We wandered down La Rambla to the seafront admiring the yachts and the tall statue commemorating Christopher Columbus who returned here from his journey to the west. The wind was now in a genuine howl and the noise it made blowing through the masts of the tightly moored ships with like nothing I have ever heard. A high pitched scream accentuated by the calls of hundreds of Little Gulls flying about in their winter plumage.
A visit to the aquarium was expensive and only slightly interesting and I’m beginning to think that if you have seen on fish collection, you’ve seen them all. We stopped at a coffee bar in a mall for a couple of cups and a really good fresh orange juice. Leaving there we stopped and bought a scarf from a street vendor to whom I gave a 1 kuai coin that I happened to have in my pocket. I told him it was for good luck and he appreciated it taking it with a big smile.

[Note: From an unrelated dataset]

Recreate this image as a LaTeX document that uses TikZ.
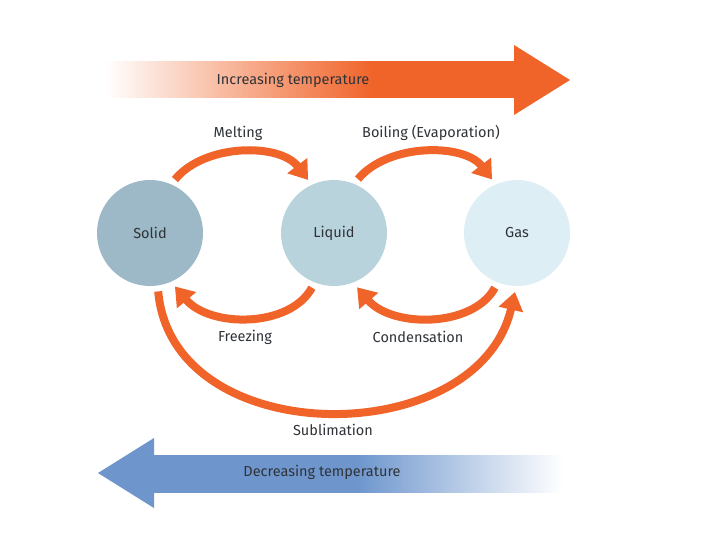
\documentclass[tikz,border=0pt]{standalone}
\usepackage{fontspec}
\setmainfont{Fira Sans}
\usetikzlibrary{arrows.meta}
\definecolor{org}{HTML}{F0642A}
\definecolor{blu}{HTML}{6E96CD}
\definecolor{txt}{HTML}{2F3338}
\definecolor{csolid}{HTML}{9DB8C6}
\definecolor{cliquid}{HTML}{B9D3DD}
\definecolor{cgas}{HTML}{DEEEF5}
\pgfdeclarehorizontalshading{incshade}{100bp}{color(0bp)=(white); color(25bp)=(white); color(57.5bp)=(org); color(100bp)=(org)}
\pgfdeclarehorizontalshading{decshade}{100bp}{color(0bp)=(blu); color(50bp)=(blu); color(75bp)=(white); color(100bp)=(white)}
\begin{document}
\begin{tikzpicture}[x=1pt,y=-1pt,
  lbl/.style={text=txt,font=\fontsize{14.5}{17}\selectfont},
  phase/.style={circle,minimum size=106pt,inner sep=0pt,outer sep=6pt,text=txt,font=\fontsize{14.5}{17}\selectfont},
  trans/.style={draw=org,line width=8pt,-{Triangle[width=24pt,length=18pt]}}]
\useasboundingbox[fill=white] (0,0) rectangle (720,540);
% increasing temperature arrow
\shade[shading=incshade,draw=none] (105,62) rectangle (516,98);
\fill[org] (514,45) -- (570,80) -- (514,115) -- cycle;
\node[lbl] (inc) at (293,80) {Increasing temperature};
% decreasing temperature arrow
\shade[shading=decshade,draw=none] (152,455) rectangle (562,492);
\fill[blu] (154,438) -- (98,473) -- (154,508) -- cycle;
\node[lbl] (dec) at (322,472) {Decreasing temperature};
% phases
\node[phase,fill=csolid] (solid) at (150,233) {Solid};
\node[phase,fill=cliquid] (liquid) at (334,233) {Liquid};
\node[phase,fill=cgas] (gas) at (517,233) {Gas};
% transitions
\draw[trans] (solid.65) .. controls (205,143) and (280,143) .. (liquid.116);
\draw[trans] (liquid.66) .. controls (388,143) and (464,143) .. (gas.115);
\draw[trans] (liquid.248) .. controls (290,328) and (210,328) .. (solid.295);
\draw[trans] (gas.248) .. controls (473,328) and (392,328) .. (liquid.293);
\draw[trans] (solid.278) .. controls (172,452) and (478,452) .. (gas.268);
% labels
\node[lbl] (melt) at (238,133) {Melting};
\node[lbl] (boil) at (431,133) {Boiling (Evaporation)};
\node[lbl] (freeze) at (245,337) {Freezing};
\node[lbl] (cond) at (418,337) {Condensation};
\node[lbl] (subl) at (333,430) {Sublimation};
\end{tikzpicture}
\end{document}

We took a side street past the baroque Mail and Telegraph building and started to wander through the twist little streets of the Barri Gotic – the ancient center of Barcelona.
Having not spent any time in Europe proper, this quarter of the city was a genuine delight for me – the narrow lanes framed with tall apartment buildings built on old, old foundations. Once in a while we’d come across a historical marker explaining some detail of the area. The street we were on opened up briefly into a small plaza where one of these signs described sections of the original Roman walls, protection for the city of Barcino built between the 1st and 4th centuries, A.D. Here they formed the foundation for a 13th century church. This was a find for me, my first visit to a Roman ruin. Moving up towards the cathedral located at the center of the district we stopped to buy some souvenirs from a nice but pushy young man working in a small shop. Back to Chinese style bargaining I have become so used to.
The Cathedral of Barcelona is truly a masterpiece and although wrapped in scaffolding and crowned with construction cranes, the beauty of it still came through. We paid the modest entrance fee and spent a long time wandering around drinking in the splendor. Places like this make you appreciate just how powerful and out of touch the church was with its flock – incredible wealth on display for constituents that were dirt poor. But in today’s context it’s more of a beautiful relic, a refuge from the modern world and a monument to older, less enlightened times.
A small flock of geese lives in a center courtyard off the main church, this part being the oldest of the complex. Palm and orange trees gave the place a distinctively Moorish flavor. We stopped to read the dates on the headstones that formed the walkway, the oldest being 1526.
From there we just roamed the streets stopping here and there to take pictures of courtyards and gargoyles. We took a break at Starbucks (where else?) and went back in search of the Temple of Augustus, another small remnant of the Roman times. A girl in the tourist information office gave us directions but told us it was closed. We cross-crossed the area finally finding the street where it was supposed to be and sure enough down a flight of steps we came upon it – three magnificent columns housed in a small room in modern building on an obscure side street. We stayed and enjoyed it until a noisy tour group came in and put an end to the peace.
After a rest at the hotel it was back out to find dinner, deciding on a place by the name of Taxidermista where we both had an excellent oven baked sea bass wrapped around a pile of delicious potatoes. The food in Barcelona would be reason enough to visit.
Now it was getting late so we decided to call it a day and returned to the hotel, making our way through the streets crowded with revelers. Mimes and living statues entertained the crowd and the same men selling cans of beer went back to their commerce. Barcelona is a place for night owls.